## The exercise
Your task is to repeat all of the data exactly while excluding the pictures.

## Listing
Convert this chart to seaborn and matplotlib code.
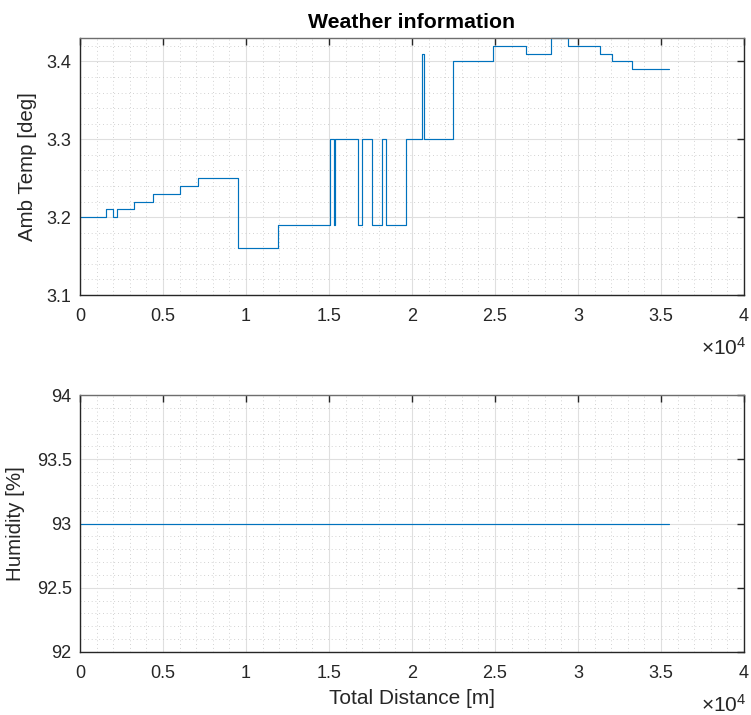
import matplotlib
matplotlib.use("Agg")
import matplotlib.pyplot as plt
import seaborn as sns
import pandas as pd
from matplotlib.ticker import MultipleLocator

# ---- data ----
dist_m = [0, 1550, 2010, 2210, 3260, 4420, 6050, 7100, 9530, 11900,
          15080, 15280, 15340, 16750, 16990, 17600, 18190, 18420, 19620, 20610,
          20700, 22460, 24870, 26870, 28360, 29400, 31330, 32020, 33280, 35460]
amb_temp = [3.20, 3.21, 3.20, 3.21, 3.22, 3.23, 3.24, 3.25, 3.16, 3.19,
            3.30, 3.19, 3.30, 3.19, 3.30, 3.19, 3.30, 3.19, 3.30, 3.41,
            3.30, 3.40, 3.42, 3.41, 3.43, 3.42, 3.41, 3.40, 3.39, 3.39]
hum_dist = [0, 35460]
humidity = [93, 93]

title = "Weather information"
ylabel_top = "Amb Temp [deg]"
ylabel_bot = "Humidity [%]"
xlabel = "Total Distance [m]"
xticks = [0, 5000, 10000, 15000, 20000, 25000, 30000, 35000, 40000]
xtick_labels = ["0", "0.5", "1", "1.5", "2", "2.5", "3", "3.5", "4"]

sns.set_style("white")
plt.rcParams['font.family'] = ['Liberation Sans', 'DejaVu Sans']
plt.rcParams['mathtext.fontset'] = 'custom'
plt.rcParams['mathtext.rm'] = 'Liberation Sans'
plt.rcParams['mathtext.it'] = 'Liberation Sans'

TXT = '#262626'
LINE = '#0072BD'

fig = plt.figure(figsize=(7.51, 7.15), dpi=100)
W, H = 751, 715
ax1 = fig.add_axes([80 / W, 1 - 295 / H, 664 / W, 257 / H])
ax2 = fig.add_axes([80 / W, 1 - 652 / H, 664 / W, 257 / H])

df_t = pd.DataFrame({"d": dist_m, "t": amb_temp})
df_h = pd.DataFrame({"d": hum_dist, "h": humidity})

sns.lineplot(data=df_t, x="d", y="t", ax=ax1, drawstyle="steps-post",
             estimator=None, sort=False, color=LINE, linewidth=0.85, clip_on=False)
sns.lineplot(data=df_h, x="d", y="h", ax=ax2, estimator=None, sort=False,
             color=LINE, linewidth=0.85)


def style(ax, ylim, ymajor, yminor):
    ax.set_xlim(0, 40000)
    ax.set_ylim(*ylim)
    ax.set_xticks(xticks)
    ax.set_xticklabels(xtick_labels)
    ax.xaxis.set_minor_locator(MultipleLocator(1000))
    ax.yaxis.set_major_locator(MultipleLocator(ymajor))
    ax.yaxis.set_minor_locator(MultipleLocator(yminor))
    ax.grid(which='major', color='#dfdfdf', linewidth=0.8, linestyle='-')
    ax.grid(which='minor', color='#c4c4c4', linewidth=0.6, linestyle=(0, (1, 3.5)))
    ax.set_axisbelow(True)
    ax.tick_params(which='major', direction='in', length=5, width=1.0,
                   color=TXT, labelsize=13, labelcolor=TXT,
                   top=True, right=True, pad=6)
    ax.tick_params(axis='x', which='major', pad=9.5)
    ax.tick_params(which='minor', length=0, top=False, right=False)
    for s in ax.spines.values():
        s.set_color(TXT)
        s.set_linewidth(1.0)
        s.set_visible(True)
    ax.spines['top'].set_color('#6e6e6e')
    ax.set_xlabel("")


style(ax1, (3.1, 3.43), 0.1, 0.02)
ax1.set_yticks([3.1, 3.2, 3.3, 3.4])
ax1.set_yticklabels(["3.1", "3.2", "3.3", "3.4"])
style(ax2, (92, 94), 0.5, 0.1)
ax2.set_yticks([92, 92.5, 93, 93.5, 94])
ax2.set_yticklabels(["92", "92.5", "93", "93.5", "94"])

ax1.set_title(title, fontsize=15.3, fontweight='bold', color='black', pad=7)
ax1.set_ylabel(ylabel_top, fontsize=14.8, color=TXT)
ax2.set_ylabel(ylabel_bot, fontsize=14.8, color=TXT)
ax1.yaxis.set_label_coords(-0.065, 0.5)
ax2.yaxis.set_label_coords(-0.083, 0.5)
ax2.set_xlabel(xlabel, fontsize=15, color=TXT, labelpad=5)

fig.text(746 / W, 1 - 348 / H, r'$\times10^{4}$', ha='right', va='center',
         fontsize=15, color=TXT)
fig.text(746 / W, 1 - 705 / H, r'$\times10^{4}$', ha='right', va='center',
         fontsize=15, color=TXT)

fig.savefig("out.png", dpi=100)
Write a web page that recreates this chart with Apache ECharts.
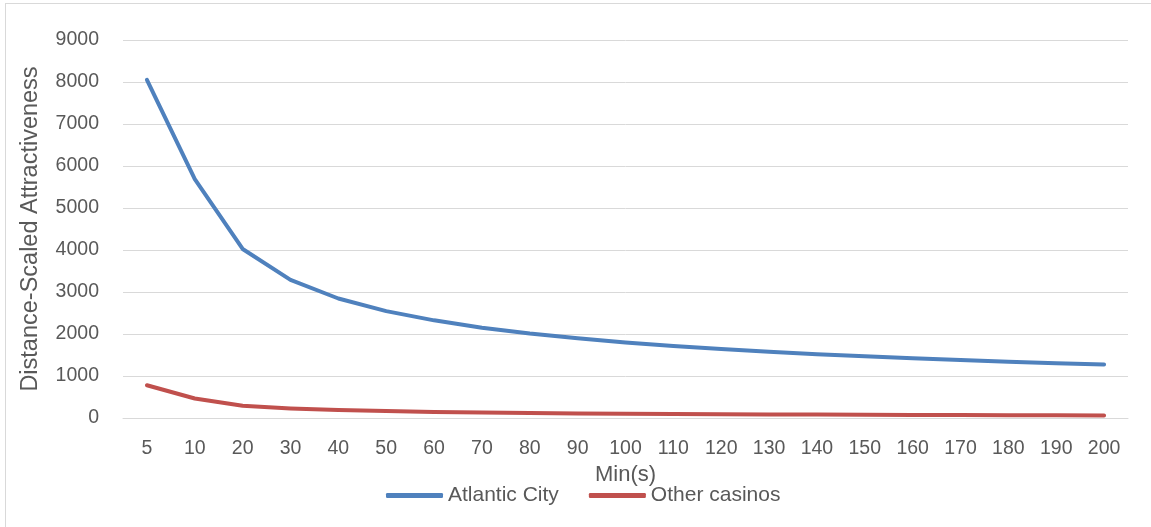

## Final answer
Convert this chart to seaborn and matplotlib code.
import matplotlib
matplotlib.use("Agg")
import matplotlib.pyplot as plt
import seaborn as sns
import pandas as pd
from matplotlib.ticker import MultipleLocator

# ---- data ----
dist_m = [0, 1550, 2010, 2210, 3260, 4420, 6050, 7100, 9530, 11900,
          15080, 15280, 15340, 16750, 16990, 17600, 18190, 18420, 19620, 20610,
          20700, 22460, 24870, 26870, 28360, 29400, 31330, 32020, 33280, 35460]
amb_temp = [3.20, 3.21, 3.20, 3.21, 3.22, 3.23, 3.24, 3.25, 3.16, 3.19,
            3.30, 3.19, 3.30, 3.19, 3.30, 3.19, 3.30, 3.19, 3.30, 3.41,
            3.30, 3.40, 3.42, 3.41, 3.43, 3.42, 3.41, 3.40, 3.39, 3.39]
hum_dist = [0, 35460]
humidity = [93, 93]

title = "Weather information"
ylabel_top = "Amb Temp [deg]"
ylabel_bot = "Humidity [%]"
xlabel = "Total Distance [m]"
xticks = [0, 5000, 10000, 15000, 20000, 25000, 30000, 35000, 40000]
xtick_labels = ["0", "0.5", "1", "1.5", "2", "2.5", "3", "3.5", "4"]

sns.set_style("white")
plt.rcParams['font.family'] = ['Liberation Sans', 'DejaVu Sans']
plt.rcParams['mathtext.fontset'] = 'custom'
plt.rcParams['mathtext.rm'] = 'Liberation Sans'
plt.rcParams['mathtext.it'] = 'Liberation Sans'

TXT = '#262626'
LINE = '#0072BD'

fig = plt.figure(figsize=(7.51, 7.15), dpi=100)
W, H = 751, 715
ax1 = fig.add_axes([80 / W, 1 - 295 / H, 664 / W, 257 / H])
ax2 = fig.add_axes([80 / W, 1 - 652 / H, 664 / W, 257 / H])

df_t = pd.DataFrame({"d": dist_m, "t": amb_temp})
df_h = pd.DataFrame({"d": hum_dist, "h": humidity})

sns.lineplot(data=df_t, x="d", y="t", ax=ax1, drawstyle="steps-post",
             estimator=None, sort=False, color=LINE, linewidth=0.85, clip_on=False)
sns.lineplot(data=df_h, x="d", y="h", ax=ax2, estimator=None, sort=False,
             color=LINE, linewidth=0.85)


def style(ax, ylim, ymajor, yminor):
    ax.set_xlim(0, 40000)
    ax.set_ylim(*ylim)
    ax.set_xticks(xticks)
    ax.set_xticklabels(xtick_labels)
    ax.xaxis.set_minor_locator(MultipleLocator(1000))
    ax.yaxis.set_major_locator(MultipleLocator(ymajor))
    ax.yaxis.set_minor_locator(MultipleLocator(yminor))
    ax.grid(which='major', color='#dfdfdf', linewidth=0.8, linestyle='-')
    ax.grid(which='minor', color='#c4c4c4', linewidth=0.6, linestyle=(0, (1, 3.5)))
    ax.set_axisbelow(True)
    ax.tick_params(which='major', direction='in', length=5, width=1.0,
                   color=TXT, labelsize=13, labelcolor=TXT,
                   top=True, right=True, pad=6)
    ax.tick_params(axis='x', which='major', pad=9.5)
    ax.tick_params(which='minor', length=0, top=False, right=False)
    for s in ax.spines.values():
        s.set_color(TXT)
        s.set_linewidth(1.0)
        s.set_visible(True)
    ax.spines['top'].set_color('#6e6e6e')
    ax.set_xlabel("")


style(ax1, (3.1, 3.43), 0.1, 0.02)
ax1.set_yticks([3.1, 3.2, 3.3, 3.4])
ax1.set_yticklabels(["3.1", "3.2", "3.3", "3.4"])
style(ax2, (92, 94), 0.5, 0.1)
ax2.set_yticks([92, 92.5, 93, 93.5, 94])
ax2.set_yticklabels(["92", "92.5", "93", "93.5", "94"])

ax1.set_title(title, fontsize=15.3, fontweight='bold', color='black', pad=7)
ax1.set_ylabel(ylabel_top, fontsize=14.8, color=TXT)
ax2.set_ylabel(ylabel_bot, fontsize=14.8, color=TXT)
ax1.yaxis.set_label_coords(-0.065, 0.5)
ax2.yaxis.set_label_coords(-0.083, 0.5)
ax2.set_xlabel(xlabel, fontsize=15, color=TXT, labelpad=5)

fig.text(746 / W, 1 - 348 / H, r'$\times10^{4}$', ha='right', va='center',
         fontsize=15, color=TXT)
fig.text(746 / W, 1 - 705 / H, r'$\times10^{4}$', ha='right', va='center',
         fontsize=15, color=TXT)

fig.savefig("out.png", dpi=100)
Write a web page that recreates this chart with Apache ECharts.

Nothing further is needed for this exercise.